If you really think the lender is absorbing your fees out of the goodness of its heart (maybe it’s run by the Tooth Fairy or something), then I have some really nice abandoned half-built condos in Vegas I’d like to sell you. “Par” is mortgage industry term for the rate you’d pay if everyone involved in the entire transaction worked for free–there would be just the cost of the money, which changes with financial markets just like stock prices do. And you can get that rate if you want–but you are going to have to pay the costs of originating the mortgage–appraisal, title, lender, etc. fees. And you can get a lower rate than “par” if you want–by paying still more–called “discount” fees or points. But if you don’t want to come in and pay those fees out of pocket, you have two choices.
You don’t have to empty your pockets to pay your costs when you close your loan. You can finance them (roll them into the loan amount), or you can opt for a no-cost loan. A recent survey indicated that 85% of borrowers refinancing chose not to pay their fees put of pocket–they either financed them or went with a no-cost option. So it’s a pretty popular choice. You will pay a higher than the average market par rate if you pay no fees. That’s just business and is not evil unless you think everyone should work for free.
However, this loan may not be in your best interest. Typically, “no-cost” mortgages, with their higher rates, will cost the borrower more in the long run–not the best deal if you are 30 years old and are imagining grandkids visiting you in this house someday. So if you plan to keep that home and mortgage more than a few years, you might want to pay the fees (and maybe even a discount point or two, or consider a 15 year mortgage) and spend less on interest over the life of the loan. Mortgage calculators abound and are very helpful in putting this concept into actual payments, and amortization schedules show you how your loan will be paid over time.
The easiest way to compare loans is to ask a few lenders for three rate quotes on the same product. Get one quote with all the fees (excluding property taxes and insurance, which you have to pay whether you have a mortgage or not). Then get a second quote on a “no-cost deal.” Finally, see what your payment would look like if you roll the costs into the mortgage (you only have this option if you are refinancing and there is enough equity in the property). Run the numbers through a mortgage calculator and see how long it would take for the money you saved upfront to be paid back in higher interest charges.
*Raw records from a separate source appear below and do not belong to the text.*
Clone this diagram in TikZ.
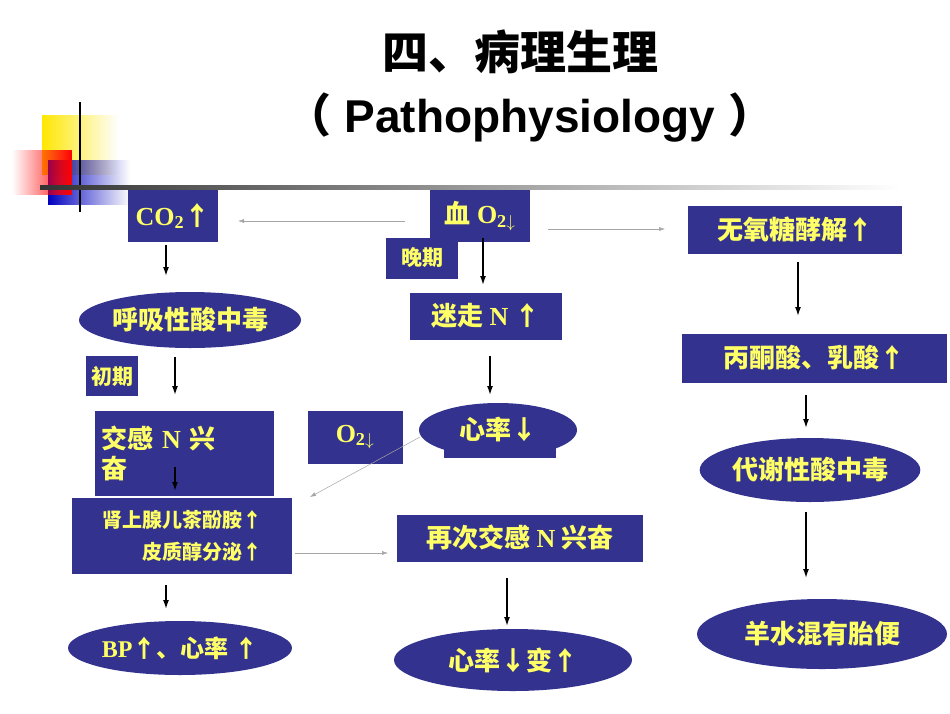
\documentclass[tikz,border=0pt]{standalone}
\usepackage{fontspec}
\setmainfont{Liberation Serif}
\newfontfamily\cjk{Noto Sans CJK SC}
\newfontfamily\titlesans{Liberation Sans}
\usetikzlibrary{shapes.geometric,arrows.meta,fadings}
\definecolor{boxblue}{RGB}{51,51,143}
\definecolor{txtyellow}{RGB}{255,255,102}
\newcommand{\up}{{\cjk ↑}}
\newcommand{\dn}{{\cjk ↓}}
\begin{document}
\begin{tikzpicture}[x=1pt,y=-1pt]
\tikzstyle{box} = [rectangle,fill=boxblue,text=txtyellow,font=\bfseries\fontsize{26}{30}\selectfont,inner sep=0pt]
\tikzstyle{oval} = [ellipse,fill=boxblue,text=txtyellow,font=\bfseries\fontsize{26}{30}\selectfont,inner sep=0pt]
\tikzstyle{down} = [-{Latex[length=9pt,width=6pt]},line width=1.5pt]
\tikzstyle{thin} = [-{Latex[length=6pt,width=4pt]},gray!70,line width=0.5pt]
\useasboundingbox (0,0) rectangle (950,713);
\fill [white] (0,0) rectangle (950,713);

% title
\node [font=\cjk\bfseries\fontsize{46}{48}\selectfont] (title) at (520,52) {四、病理生理};
\node [font=\titlesans\bfseries\fontsize{46}{48}\selectfont] (subtitle) at (530,118) {{\cjk （} Pathophysiology {\cjk ）}};

% decoration
\fill [yellow!90!orange,path fading=east] (42,115) rectangle (118,175);
\fill [blue!75!black,path fading=east] (48,160) rectangle (130,205);
\fill [red,path fading=west] (12,150) rectangle (72,195);
\draw [line width=1.5pt] (80,102) -- (80,212);
\shade [left color=black!80,right color=white] (40,185) rectangle (900,189);

% left column
\node [box,minimum width=90pt,minimum height=52pt] (co2) at (173,216) {CO$_{\mathbf 2}$\up};
\node [oval,minimum width=222pt,minimum height=56pt] (acid) at (190,320) {\cjk 呼吸性酸中毒};
\node [box,minimum width=52pt,minimum height=40pt,font=\cjk\bfseries\fontsize{21}{24}\selectfont] (early) at (112,376) {初期};
\node [box,minimum width=179pt,minimum height=85pt,align=left,text width=165pt] (symp) at (184,453) {{\cjk 交感} N {\cjk 兴}\\{\cjk 奋}};
\node [box,minimum width=220pt,minimum height=76pt,font=\cjk\bfseries\fontsize{20}{32}\selectfont,align=right] (hormone) at (182,536) {肾上腺儿茶酚胺↑\\皮质醇分泌↑};
\node [oval,minimum width=224pt,minimum height=54pt,inner sep=-8pt,font=\bfseries\fontsize{24}{28}\selectfont] (bp) at (180,648) {BP\up{\cjk 、心率 ↑}};

% middle column
\node [box,minimum width=100pt,minimum height=52pt] (blood) at (480,216) {{\cjk 血} O$_{\mathbf 2\downarrow}$};
\node [box,minimum width=72pt,minimum height=41pt,font=\cjk\bfseries\fontsize{21}{24}\selectfont] (late) at (422,258) {晚期};
\node [box,minimum width=152pt,minimum height=47pt] (vagus) at (486,316) {{\cjk 迷走} N \up};
\node [box,minimum width=95pt,minimum height=53pt] (o2) at (355,437) {O$_{\mathbf 2\downarrow}$};
\fill [boxblue] (444,430) rectangle (556,458);
\node [oval,minimum width=158pt,minimum height=54pt] (rate) at (498,430) {{\cjk 心率}\dn};
\node [box,minimum width=246pt,minimum height=47pt] (again) at (520,538) {{\cjk 再次交感} N {\cjk 兴奋}};
\node [oval,minimum width=238pt,minimum height=62pt] (change) at (513,660) {{\cjk 心率}\dn{\cjk 变}\up};

% right column
\node [box,minimum width=214pt,minimum height=48pt,font=\cjk\bfseries\fontsize{26}{30}\selectfont] (glyco) at (795,230) {无氧糖酵解↑};
\node [box,minimum width=265pt,minimum height=49pt,font=\cjk\bfseries\fontsize{26}{30}\selectfont] (pyru) at (814,358) {丙酮酸、乳酸↑};
\node [oval,minimum width=214pt,minimum height=64pt] (meta) at (810,470) {\cjk 代谢性酸中毒};
\node [oval,minimum width=250pt,minimum height=70pt] (meco) at (822,634) {\cjk 羊水混有胎便};

% connector ends
\coordinate (c1a) at (405,221); \coordinate (c1b) at (238,221);
\coordinate (c2a) at (548,229); \coordinate (c2b) at (665,229);
\coordinate (c3a) at (420,437); \coordinate (c3b) at (310,497);
\coordinate (c4a) at (295,553); \coordinate (c4b) at (388,553);
\coordinate (d1a) at (166,245); \coordinate (d1b) at (166,276);
\coordinate (d2a) at (175,357); \coordinate (d2b) at (175,395);
\coordinate (d3a) at (175,467); \coordinate (d3b) at (175,491);
\coordinate (d4a) at (166,585); \coordinate (d4b) at (166,609);
\coordinate (d5a) at (483,238); \coordinate (d5b) at (483,285);
\coordinate (d6a) at (490,356); \coordinate (d6b) at (490,395);
\coordinate (d7a) at (507,578); \coordinate (d7b) at (507,626);
\coordinate (d8a) at (798,262); \coordinate (d8b) at (798,316);
\coordinate (d9a) at (806,395); \coordinate (d9b) at (806,428);
\coordinate (d10a) at (806,512); \coordinate (d10b) at (806,578);

% connectors
\draw [thin] (c1a) -- (c1b);
\draw [thin] (c2a) -- (c2b);
\draw [thin] (c3a) -- (c3b);
\draw [thin] (c4a) -- (c4b);
\foreach \i in {1,...,10}
  \draw [down] (d\i a) -- (d\i b);
\end{tikzpicture}
\end{document}
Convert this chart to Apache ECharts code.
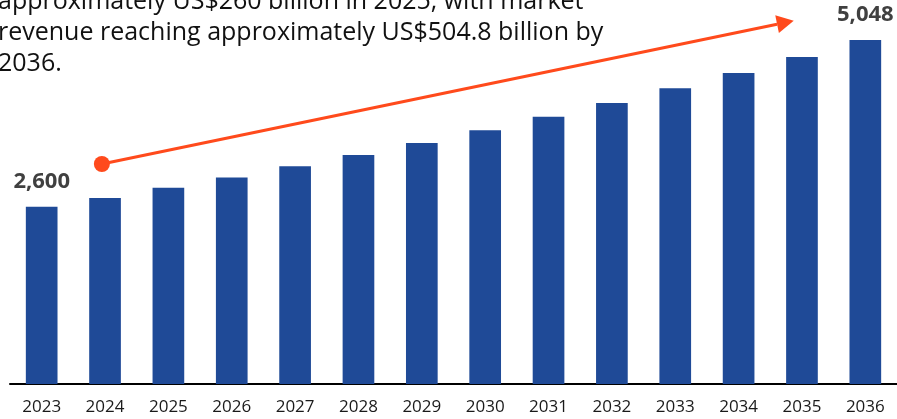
<!DOCTYPE html>
<html>
<head>
<meta charset="utf-8">
<script src="https://cdn.jsdelivr.net/npm/echarts@6/dist/echarts.min.js"></script>
<style>
  html, body { margin: 0; padding: 0; background: #fff; }
  #chart { width: 897px; height: 419px; }
</style>
</head>
<body>
<div id="chart"></div>
<script>
// Market revenue by year (US$100 million)
const years = ['2023', '2024', '2025', '2026', '2027', '2028', '2029',
               '2030', '2031', '2032', '2033', '2034', '2035', '2036'];
const revenue = [2600, 2730, 2880, 3030, 3195, 3360, 3535,
                 3725, 3920, 4125, 4340, 4565, 4800, 5048];
// Values shown as labels on the bars
const labelledYears = ['2023', '2036'];
// Growth arrow endpoints: [category position, value]
const arrowStart = [0.95, 3228];
const arrowEnd = [11.87, 5331];
// Caption lines
const captionLines = [
  'approximately US$260 billion in 2025, with market',
  'revenue reaching approximately US$504.8 billion by',
  '2036.'
];

const FONT = '"Open Sans", "Noto Sans", sans-serif';
const ARROW_COLOR = '#ff4a1c';
const fmt = v => String(v).replace(/\B(?=(\d{3})+(?!\d))/g, ',');

const chart = echarts.init(document.getElementById('chart'), null, { renderer: 'canvas' });

chart.setOption({
  animation: false,
  backgroundColor: '#ffffff',
  title: {
    text: captionLines.join('\n'),
    left: -2,
    top: -14,
    padding: 0,
    textStyle: {
      fontFamily: FONT,
      fontSize: 25,
      fontWeight: 'normal',
      lineHeight: 31,
      color: '#111111'
    }
  },
  grid: { left: 10, right: -1, top: 40, bottom: 35, containLabel: false },
  xAxis: {
    type: 'category',
    data: years,
    axisLine: { lineStyle: { color: '#000000', width: 2 } },
    axisTick: { show: false },
    axisLabel: { fontFamily: FONT, fontSize: 17, color: '#1a1a1a', margin: 15 }
  },
  yAxis: {
    type: 'value',
    min: 0,
    max: 5048,
    show: false,
    splitLine: { show: false }
  },
  series: [{
    type: 'bar',
    data: revenue.map((v, i) => ({
      value: v,
      label: { show: labelledYears.includes(years[i]) }
    })),
    barWidth: '50%',
    itemStyle: { color: '#1f4a97' },
    label: {
      position: 'top',
      distance: 14,
      fontFamily: FONT,
      fontSize: 22,
      fontWeight: 'bold',
      color: '#404040',
      formatter: p => fmt(p.value)
    }
  }]
});

// Map a [fractional category index, value] pair to pixels through the axes
function toPixel(pt) {
  const i0 = Math.floor(pt[0]);
  const t = pt[0] - i0;
  const a = chart.convertToPixel({ gridIndex: 0 }, [years[i0], pt[1]]);
  const b = chart.convertToPixel({ gridIndex: 0 }, [years[i0 + 1], pt[1]]);
  return [a[0] + (b[0] - a[0]) * t, a[1]];
}

// Growth arrow: dot at the start, line, and a triangular head at the end
const p0 = toPixel(arrowStart);
const p1 = toPixel(arrowEnd);
const ang = Math.atan2(p1[1] - p0[1], p1[0] - p0[0]);
const headLen = 17, headHalf = 9;
const base = [p1[0] - headLen * Math.cos(ang), p1[1] - headLen * Math.sin(ang)];
const nx = -Math.sin(ang), ny = Math.cos(ang);

chart.setOption({
  graphic: [
    {
      type: 'line',
      shape: { x1: p0[0], y1: p0[1], x2: base[0], y2: base[1] },
      style: { stroke: ARROW_COLOR, lineWidth: 3 },
      z: 10
    },
    {
      type: 'circle',
      shape: { cx: p0[0], cy: p0[1], r: 8 },
      style: { fill: ARROW_COLOR },
      z: 11
    },
    {
      type: 'polygon',
      shape: {
        points: [
          [p1[0], p1[1]],
          [base[0] + nx * headHalf, base[1] + ny * headHalf],
          [base[0] - nx * headHalf, base[1] - ny * headHalf]
        ]
      },
      style: { fill: ARROW_COLOR },
      z: 11
    }
  ]
});
</script>
</body>
</html>
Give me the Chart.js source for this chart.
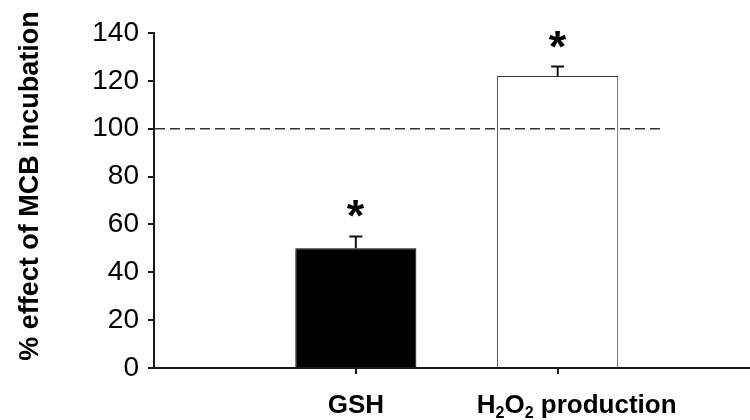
<!DOCTYPE html>
<html>
<head>
<meta charset="utf-8">
<script src="https://cdn.jsdelivr.net/npm/chart.js@4"></script>
<style>
  html, body { margin: 0; padding: 0; background: #ffffff; }
  #c { display: block; }
</style>
</head>
<body>
<canvas id="c" width="750" height="420"></canvas>
<script>
// ---- data ----
const categories = ['GSH', 'H₂O₂ production'];
const xPositions = [1, 2];
const values = [50, 122];
const errors = [5, 4];
const significant = [true, true];
const barColors = ['#000000', '#ffffff'];
const yTickValues = [0, 20, 40, 60, 80, 100, 120, 140];
const referenceValue = 100;
const referenceEnd = 2.52;
const yTitle = '% effect of MCB incubation';

const FONT = '"Liberation Sans", Arial, Helvetica, sans-serif';
const AXIS = '#1a1a1a';

const overlay = {
  id: 'overlay',
  afterDatasetsDraw(chart) {
    const ctx = chart.ctx;
    const xs = chart.scales.x, ys = chart.scales.y;
    const area = chart.chartArea;
    ctx.save();
    // reference dashed line
    ctx.strokeStyle = '#333333';
    ctx.lineWidth = 1.5;
    ctx.setLineDash([10, 5]);
    const ry = ys.getPixelForValue(referenceValue);
    ctx.beginPath();
    ctx.moveTo(area.left + 1, ry);
    ctx.lineTo(xs.getPixelForValue(referenceEnd), ry);
    ctx.stroke();
    ctx.setLineDash([]);
    // error bars (upper)
    ctx.strokeStyle = '#111111';
    ctx.lineWidth = 2;
    for (let i = 0; i < values.length; i++) {
      const x = xs.getPixelForValue(xPositions[i]);
      const y0 = ys.getPixelForValue(values[i]);
      const y1 = ys.getPixelForValue(values[i] + errors[i]);
      ctx.beginPath();
      ctx.moveTo(x, y0);
      ctx.lineTo(x, y1);
      ctx.moveTo(x - 6.5, y1);
      ctx.lineTo(x + 6.5, y1);
      ctx.stroke();
      if (significant[i]) {
        ctx.fillStyle = '#000000';
        ctx.font = 'bold 100px ' + FONT;
        let m = ctx.measureText('*');
        const w100 = m.actualBoundingBoxLeft + m.actualBoundingBoxRight;
        const size = 100 * 17.5 / w100;
        ctx.font = 'bold ' + size.toFixed(1) + 'px ' + FONT;
        m = ctx.measureText('*');
        ctx.textAlign = 'left';
        ctx.textBaseline = 'alphabetic';
        const cx = x, cy = y1 - 27.5;
        ctx.fillText('*', cx - (m.actualBoundingBoxRight - m.actualBoundingBoxLeft) / 2,
                     cy + (m.actualBoundingBoxAscent - m.actualBoundingBoxDescent) / 2);
      }
    }
    ctx.restore();
  },
  afterDraw(chart) {
    const ctx = chart.ctx;
    const xs = chart.scales.x;
    ctx.save();
    ctx.fillStyle = '#000000';
    // x category labels with subscripts
    const mainFont = 'bold 26px ' + FONT;
    const subFont = 'bold 16px ' + FONT;
    const labelShift = [0, 19];
    for (let i = 0; i < categories.length; i++) {
      const segs = [];
      for (const ch of categories[i]) {
        const sub = ch === '₂';
        const t = sub ? '2' : ch;
        if (segs.length && segs[segs.length - 1].sub === sub) segs[segs.length - 1].t += t;
        else segs.push({ t, sub });
      }
      let total = 0;
      for (const s of segs) { ctx.font = s.sub ? subFont : mainFont; s.w = ctx.measureText(s.t).width; total += s.w; }
      let x = xs.getPixelForValue(xPositions[i]) + labelShift[i] - total / 2;
      const base = 413;
      ctx.textAlign = 'left';
      ctx.textBaseline = 'alphabetic';
      for (const s of segs) {
        ctx.font = s.sub ? subFont : mainFont;
        ctx.fillText(s.t, x, s.sub ? base + 4.5 : base);
        x += s.w;
      }
    }
    // y axis title
    ctx.font = 'bold 27px ' + FONT;
    ctx.translate(38, 186);
    ctx.rotate(-Math.PI / 2);
    ctx.textAlign = 'center';
    ctx.textBaseline = 'alphabetic';
    ctx.fillText(yTitle, 0, 0);
    ctx.restore();
  }
};

new Chart(document.getElementById('c'), {
  type: 'bar',
  data: {
    datasets: [{
      data: xPositions.map((x, i) => ({ x: x, y: values[i] })),
      backgroundColor: barColors,
      borderColor: ['#000000', '#333333'],
      borderWidth: 1,
      barPercentage: 0.6,
      categoryPercentage: 1.0
    }]
  },
  options: {
    responsive: false,
    devicePixelRatio: 1,
    animation: false,
    events: [],
    layout: { padding: { left: 0, top: 33, right: 0, bottom: 0 } },
    plugins: { legend: { display: false }, tooltip: { enabled: false }, title: { display: false } },
    scales: {
      x: {
        type: 'linear',
        min: 0,
        max: 2.953,
        offset: false,
        afterBuildTicks: s => { s.ticks = xPositions.map(v => ({ value: v })); },
        afterFit: s => { s.height = 52; },
        ticks: { display: false },
        grid: { offset: false, drawOnChartArea: false, drawTicks: true, tickLength: 6, color: AXIS, lineWidth: 2 },
        border: { display: true, color: AXIS, width: 2 }
      },
      y: {
        min: 0,
        max: 140,
        afterBuildTicks: s => { s.ticks = yTickValues.map(v => ({ value: v })); },
        afterFit: s => { s.width = 154; },
        ticks: { color: '#000000', font: { family: FONT, size: 28 }, padding: 9 },
        grid: { drawOnChartArea: false, drawTicks: true, tickLength: 6, color: AXIS, lineWidth: 2 },
        border: { display: true, color: AXIS, width: 2 }
      }
    }
  },
  plugins: [overlay]
});
</script>
</body>
</html>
And if you have plans for that money you don’t pay upfront (like investing in CD rates paying 3% or whatever) don’t forget to include that in your mortgage decision.
Finally, if you aren’t sure how long you will be in your home, but the rate on a “no-cost” loan is lower than the rate you’re paying now–and you won’t be paying any fees–just pretend you’re a Nike athlete and “just do it.” That decision is a no-brainer.